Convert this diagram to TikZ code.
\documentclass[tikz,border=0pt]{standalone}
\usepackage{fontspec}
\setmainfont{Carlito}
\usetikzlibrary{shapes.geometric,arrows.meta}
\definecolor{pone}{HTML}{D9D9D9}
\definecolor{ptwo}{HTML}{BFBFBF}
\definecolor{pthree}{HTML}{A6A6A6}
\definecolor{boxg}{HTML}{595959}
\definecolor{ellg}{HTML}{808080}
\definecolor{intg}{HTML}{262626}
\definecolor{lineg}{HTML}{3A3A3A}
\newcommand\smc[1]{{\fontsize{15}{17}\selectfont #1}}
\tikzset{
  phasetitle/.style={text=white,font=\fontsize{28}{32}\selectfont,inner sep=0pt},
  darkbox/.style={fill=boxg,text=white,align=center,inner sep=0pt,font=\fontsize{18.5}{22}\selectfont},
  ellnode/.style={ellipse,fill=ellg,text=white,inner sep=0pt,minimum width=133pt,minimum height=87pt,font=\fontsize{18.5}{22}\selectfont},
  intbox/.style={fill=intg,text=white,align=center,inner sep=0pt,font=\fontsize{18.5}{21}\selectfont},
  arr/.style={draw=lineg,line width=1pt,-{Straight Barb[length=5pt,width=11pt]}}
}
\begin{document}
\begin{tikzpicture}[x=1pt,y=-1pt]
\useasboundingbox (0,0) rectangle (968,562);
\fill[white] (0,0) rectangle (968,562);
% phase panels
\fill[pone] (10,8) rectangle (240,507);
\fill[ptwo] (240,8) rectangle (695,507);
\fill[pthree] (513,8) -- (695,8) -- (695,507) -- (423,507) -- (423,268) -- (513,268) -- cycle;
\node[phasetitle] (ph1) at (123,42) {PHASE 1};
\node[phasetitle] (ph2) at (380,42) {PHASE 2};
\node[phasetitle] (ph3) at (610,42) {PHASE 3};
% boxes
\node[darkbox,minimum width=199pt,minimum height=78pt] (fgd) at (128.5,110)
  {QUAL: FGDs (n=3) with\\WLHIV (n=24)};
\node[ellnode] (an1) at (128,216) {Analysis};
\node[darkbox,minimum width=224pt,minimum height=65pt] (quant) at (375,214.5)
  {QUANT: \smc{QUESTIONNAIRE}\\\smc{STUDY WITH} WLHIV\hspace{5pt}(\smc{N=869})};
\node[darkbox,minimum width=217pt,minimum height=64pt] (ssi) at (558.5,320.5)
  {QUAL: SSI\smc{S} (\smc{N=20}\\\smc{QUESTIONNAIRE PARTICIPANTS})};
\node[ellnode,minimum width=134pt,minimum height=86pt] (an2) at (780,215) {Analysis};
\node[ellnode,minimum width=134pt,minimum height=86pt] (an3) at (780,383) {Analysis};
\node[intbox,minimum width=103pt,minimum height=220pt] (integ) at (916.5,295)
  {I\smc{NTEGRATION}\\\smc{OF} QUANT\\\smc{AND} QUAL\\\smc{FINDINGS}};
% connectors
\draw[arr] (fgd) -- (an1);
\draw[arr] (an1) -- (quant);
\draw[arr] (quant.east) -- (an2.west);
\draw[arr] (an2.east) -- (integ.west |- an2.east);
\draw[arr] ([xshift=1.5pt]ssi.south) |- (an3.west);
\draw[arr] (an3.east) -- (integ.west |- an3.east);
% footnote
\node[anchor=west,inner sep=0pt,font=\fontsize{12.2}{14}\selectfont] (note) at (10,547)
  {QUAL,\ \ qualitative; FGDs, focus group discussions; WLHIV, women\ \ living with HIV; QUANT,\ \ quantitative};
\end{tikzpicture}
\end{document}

.....

■ Exercise task: Go through the listing above and restate it word for word.

■ Task output:
Convert this diagram to TikZ code.
\documentclass[tikz,border=0pt]{standalone}
\usepackage{fontspec}
\setmainfont{Carlito}
\usetikzlibrary{shapes.geometric,arrows.meta}
\definecolor{pone}{HTML}{D9D9D9}
\definecolor{ptwo}{HTML}{BFBFBF}
\definecolor{pthree}{HTML}{A6A6A6}
\definecolor{boxg}{HTML}{595959}
\definecolor{ellg}{HTML}{808080}
\definecolor{intg}{HTML}{262626}
\definecolor{lineg}{HTML}{3A3A3A}
\newcommand\smc[1]{{\fontsize{15}{17}\selectfont #1}}
\tikzset{
  phasetitle/.style={text=white,font=\fontsize{28}{32}\selectfont,inner sep=0pt},
  darkbox/.style={fill=boxg,text=white,align=center,inner sep=0pt,font=\fontsize{18.5}{22}\selectfont},
  ellnode/.style={ellipse,fill=ellg,text=white,inner sep=0pt,minimum width=133pt,minimum height=87pt,font=\fontsize{18.5}{22}\selectfont},
  intbox/.style={fill=intg,text=white,align=center,inner sep=0pt,font=\fontsize{18.5}{21}\selectfont},
  arr/.style={draw=lineg,line width=1pt,-{Straight Barb[length=5pt,width=11pt]}}
}
\begin{document}
\begin{tikzpicture}[x=1pt,y=-1pt]
\useasboundingbox (0,0) rectangle (968,562);
\fill[white] (0,0) rectangle (968,562);
% phase panels
\fill[pone] (10,8) rectangle (240,507);
\fill[ptwo] (240,8) rectangle (695,507);
\fill[pthree] (513,8) -- (695,8) -- (695,507) -- (423,507) -- (423,268) -- (513,268) -- cycle;
\node[phasetitle] (ph1) at (123,42) {PHASE 1};
\node[phasetitle] (ph2) at (380,42) {PHASE 2};
\node[phasetitle] (ph3) at (610,42) {PHASE 3};
% boxes
\node[darkbox,minimum width=199pt,minimum height=78pt] (fgd) at (128.5,110)
  {QUAL: FGDs (n=3) with\\WLHIV (n=24)};
\node[ellnode] (an1) at (128,216) {Analysis};
\node[darkbox,minimum width=224pt,minimum height=65pt] (quant) at (375,214.5)
  {QUANT: \smc{QUESTIONNAIRE}\\\smc{STUDY WITH} WLHIV\hspace{5pt}(\smc{N=869})};
\node[darkbox,minimum width=217pt,minimum height=64pt] (ssi) at (558.5,320.5)
  {QUAL: SSI\smc{S} (\smc{N=20}\\\smc{QUESTIONNAIRE PARTICIPANTS})};
\node[ellnode,minimum width=134pt,minimum height=86pt] (an2) at (780,215) {Analysis};
\node[ellnode,minimum width=134pt,minimum height=86pt] (an3) at (780,383) {Analysis};
\node[intbox,minimum width=103pt,minimum height=220pt] (integ) at (916.5,295)
  {I\smc{NTEGRATION}\\\smc{OF} QUANT\\\smc{AND} QUAL\\\smc{FINDINGS}};
% connectors
\draw[arr] (fgd) -- (an1);
\draw[arr] (an1) -- (quant);
\draw[arr] (quant.east) -- (an2.west);
\draw[arr] (an2.east) -- (integ.west |- an2.east);
\draw[arr] ([xshift=1.5pt]ssi.south) |- (an3.west);
\draw[arr] (an3.east) -- (integ.west |- an3.east);
% footnote
\node[anchor=west,inner sep=0pt,font=\fontsize{12.2}{14}\selectfont] (note) at (10,547)
  {QUAL,\ \ qualitative; FGDs, focus group discussions; WLHIV, women\ \ living with HIV; QUANT,\ \ quantitative};
\end{tikzpicture}
\end{document}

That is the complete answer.